Monsieur le président, madame la secrétaire d'État, mes chers collègues, ayant entendu, hier, le poignant témoignage de Mme la présidente Muguette Dini, je souhaiterais à mon tour vous rapporter une histoire véridique sur ce sujet des violences morales ou psychologiques.
Elle est arrivée à une personne qui m’est proche. Je la nommerai Julie.
Julie, trente-huit ans, en instance de divorce, mère de deux enfants, rencontre un jour un homme de dix ans son aîné, aux allures de prince charmant, galant, bien éduqué, issu soi-disant d’une grande famille. Elle tombe éperdument amoureuse de ce Pierre, qui, très vite, s’installe chez elle. Deux mois à peine après le début de leur relation, Pierre devient ponctuellement, dans un premier temps, agressif, méprisant à l’égard de Julie, critiquant la maison qu’elle loue, l’éducation qu’elle donne à ses enfants, ses capacités professionnelles, son physique, ses amis, sa famille… Tout y passe !
Elle ne revient pas de cette attitude si soudaine, mais elle lui donne des excuses, encore et toujours des excuses : Julie est sous l’emprise de cet homme. Il se rend indispensable dans le quotidien de la jeune femme, qui perd son emploi, subit un divorce difficile et se trouve dans une situation financière de plus en plus critique.
Agent immobilier, elle décide de monter sa propre affaire. Pierre se propose de créer son site Internet et enregistre le nom de domaine du site en son nom propre, sans en prévenir Julie, qui n’a aucune connaissance en matière de droit de l’internet.
Julie se noie dans ses soucis professionnels et personnels. Pierre en profite pour lui plonger plus encore la tête sous l’eau, la traitant constamment d’incapable, l’isolant de sa famille et de ses amis, la renvoyant constamment à un pseudo-mal-être psychologique. Pierre vit aux frais de la jeune femme et refuse toute contribution au loyer ou taxes qu’elle paye. Il se livre à une véritable entreprise de démolition psychologique de cette jeune femme, pourtant très intelligente et très forte.
N’en pouvant plus et finissant par se rendre compte du danger que représente cet homme, elle ose le quitter un an et demi plus tard. Et là, c’est le déluge : harcèlement, méchancetés, menaces, notamment de fermeture de son agence, envois de textos malveillants à ses enfants, à ses amis…
Pierre lui fait valoir que, sans lui, elle n’est rien, qu’elle est malade psychologiquement, qu’elle est folle. Or Julie n’a jamais eu de problèmes psychologiques ; elle a été mariée pendant douze ans, sans la moindre vague. C’est une femme équilibrée, une mère très présente et aimante.

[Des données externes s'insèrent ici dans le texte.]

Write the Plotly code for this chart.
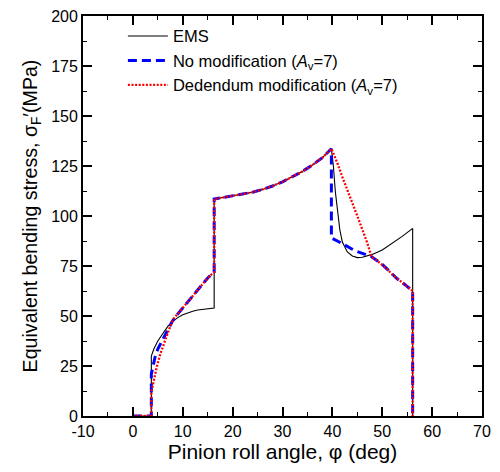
import plotly.graph_objects as go

# ---- data ----
upper_x = [18, 20, 22, 24, 26, 28, 30, 32, 34, 36, 38, 39.8]
upper_y = [109.2, 110, 110.9, 111.9, 113.3, 115.0, 117.1, 119.5, 122.3, 125.5, 129.2, 133.6]

ems_x = [0, 3.7, 3.7, 4.2, 5, 6, 7, 8, 9, 10, 11, 12, 13, 14, 15, 16.3, 16.3] + upper_x + \
        [40.2, 40.6, 41, 41.5, 42, 43, 44, 45, 46, 47, 48, 50, 52, 54, 56.1, 56.1, 56.1]
ems_y = [0, 0, 30, 33.5, 37.5, 41.5, 44.8, 47.3, 49.2, 50.6, 51.6, 52.4, 53.0, 53.4, 53.7, 54, 108.5] + upper_y + \
        [125, 112, 102, 93, 87, 82, 80, 79.2, 79.4, 80, 80.8, 83, 86.2, 89.8, 93.8, 63, 0]

nomod_x = [0, 3.7, 3.7, 4.0, 4.5, 5, 6, 7, 7.9, 9, 10, 11, 12, 13, 14, 15, 16.3, 16.3] + upper_x + \
          [39.8, 41, 42, 43, 44, 45, 46, 47, 47.8, 49, 50, 51, 52, 53, 54, 55, 56.1, 56.1]
nomod_y = [0, 0, 21, 25, 30, 33.5, 38.5, 43, 47.3, 51, 54, 57, 60, 63, 66, 69, 72, 108.5] + upper_y + \
          [89, 87.5, 86, 84.6, 83.4, 82.2, 81.2, 80.3, 79.7, 77.6, 75.8, 73.4, 70.8, 68.6, 66.8, 64.8, 62.5, 0]

ded_x = [0, 3.7, 3.7, 4.2, 4.8, 5.5, 6.5, 7.3, 8.1, 9, 10, 11, 12, 13, 14, 15, 16.3, 16.3] + upper_x + \
        [41, 42, 43, 44, 45, 46, 47, 47.8, 49, 50, 51, 52, 53, 54, 55, 56.1, 56.1]
ded_y = [0, 0, 12, 18.5, 24.7, 31, 38.5, 43.5, 48.5, 51, 54, 57, 60, 63, 66, 69, 72, 108.5] + upper_y + \
        [126.5, 119.5, 112.5, 106.5, 100, 93.5, 86.5, 80, 77.6, 75.8, 73.4, 70.8, 68.6, 66.8, 64.8, 62.5, 0]

x_ticks = [-10, 0, 10, 20, 30, 40, 50, 60, 70]
y_ticks = [0, 25, 50, 75, 100, 125, 150, 175, 200]

FONT = "Arial, Liberation Sans, sans-serif"

fig = go.Figure()
fig.add_trace(go.Scatter(x=ems_x, y=ems_y, mode="lines", name="EMS",
                         line=dict(color="black", width=1.1)))
fig.add_trace(go.Scatter(x=nomod_x, y=nomod_y, mode="lines",
                         name="No modification (<i>A</i><sub>v</sub>=7)",
                         line=dict(color="#0000ff", width=3, dash="9px,5px")))
fig.add_trace(go.Scatter(x=ded_x, y=ded_y, mode="lines",
                         name="Dedendum modification (<i>A</i><sub>v</sub>=7)",
                         line=dict(color="#ff0000", width=2.3, dash="2px,1.6px")))

axis_common = dict(showgrid=False, zeroline=False, showline=True, linecolor="black",
                   linewidth=1.8, mirror="ticks", ticks="inside", ticklen=9,
                   tickwidth=1.5, tickcolor="black", automargin=False,
                   tickfont=dict(family=FONT, size=16, color="black"))

fig.update_xaxes(range=[-10, 70], tickvals=x_ticks, ticktext=[str(v) for v in x_ticks],
                 title=dict(text="Pinion roll angle, φ (deg)", font=dict(family=FONT, size=21, color="black"),
                            standoff=2),
                 minor=dict(dtick=5, ticks="inside", ticklen=4, tickwidth=1.3, tickcolor="black"),
                 **axis_common)
fig.update_yaxes(range=[0, 200], tickvals=y_ticks, ticktext=[str(v) for v in y_ticks],
                 title=dict(text="Equivalent bending stress, σ<sub>F</sub>′(MPa)",
                            font=dict(family=FONT, size=19.6, color="black"), standoff=8),
                 minor=dict(dtick=12.5, ticks="inside", ticklen=4, tickwidth=1.3, tickcolor="black"),
                 **axis_common)

fig.update_layout(
    width=500, height=472,
    margin=dict(l=83, r=18, t=16, b=56),
    plot_bgcolor="white", paper_bgcolor="white",
    font=dict(family=FONT, color="black"),
    legend=dict(x=0.10, y=0.993, xanchor="left", yanchor="top",
                bgcolor="rgba(0,0,0,0)", font=dict(family=FONT, size=16.5, color="black"),
                itemwidth=40),
)

fig.write_html("out.html", config={"displayModeBar": False},
               post_script="document.body.style.margin='0';")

Il se livre à un piratage de tous ses comptes mails et Internet, saisit le site de son agence, inscrit son agence avec de fausses coordonnées sur un nombre incalculable de sites, usurpant son identité, faisant perdre à la jeune femme tout contact avec ses clients. Il fait en sorte qu’elle subisse un contrôle de l’URSSAF, rôde constamment autour de chez elle, la poursuit en voiture, la harcèle sans cesse, la menace au téléphone et par SMS, la diffame auprès de ses confrères, lui coupe son téléphone à la maison et la prive du moindre accès à une adresse électronique valide.
Julie, réellement terrorisée par cet homme, perd pied, ne parvient plus à travailler sereinement. De ce fait, elle perd de nombreux clients. Elle prend néanmoins le chemin de la gendarmerie, où elle portera plusieurs fois plainte pour harcèlement, piratage informatique, menaces, diffamation, appels malveillants, usurpation d’identité. Bien entendu, elle a suffisamment de preuves de ce qu’elle avance, avec les nombreuses traces écrites dont elle dispose.
Entre-temps, Julie a fait sa propre enquête et a retrouvé une des anciennes victimes de Pierre, Hélène, qui, elle aussi, avait porté plainte contre lui cinq ans plus tôt. Il avait notamment tenté, alors qu’elle était au volant de sa voiture, de la faire sortir de la route – il aurait pu la tuer ! –, avait crevé ses pneus à maintes reprises, avait porté des coups sur elle, rôdait autour de chez elle, où il s’introduisait sans scrupule.
Hélène, malgré des témoignages et des preuves, n’avait pas obtenu une reconnaissance de son statut de victime ni la culpabilité de Pierre et avait dû fuir à l’étranger pour être tranquille. Elle savait que Pierre recommencerait et décide donc de joindre son témoignage et sa plainte au dossier de Julie.
Ce n’est que cinq mois plus tard – cinq mois d’enfer pour Julie – que Pierre est convoqué en gendarmerie et placé pour quelques heures en garde à vue.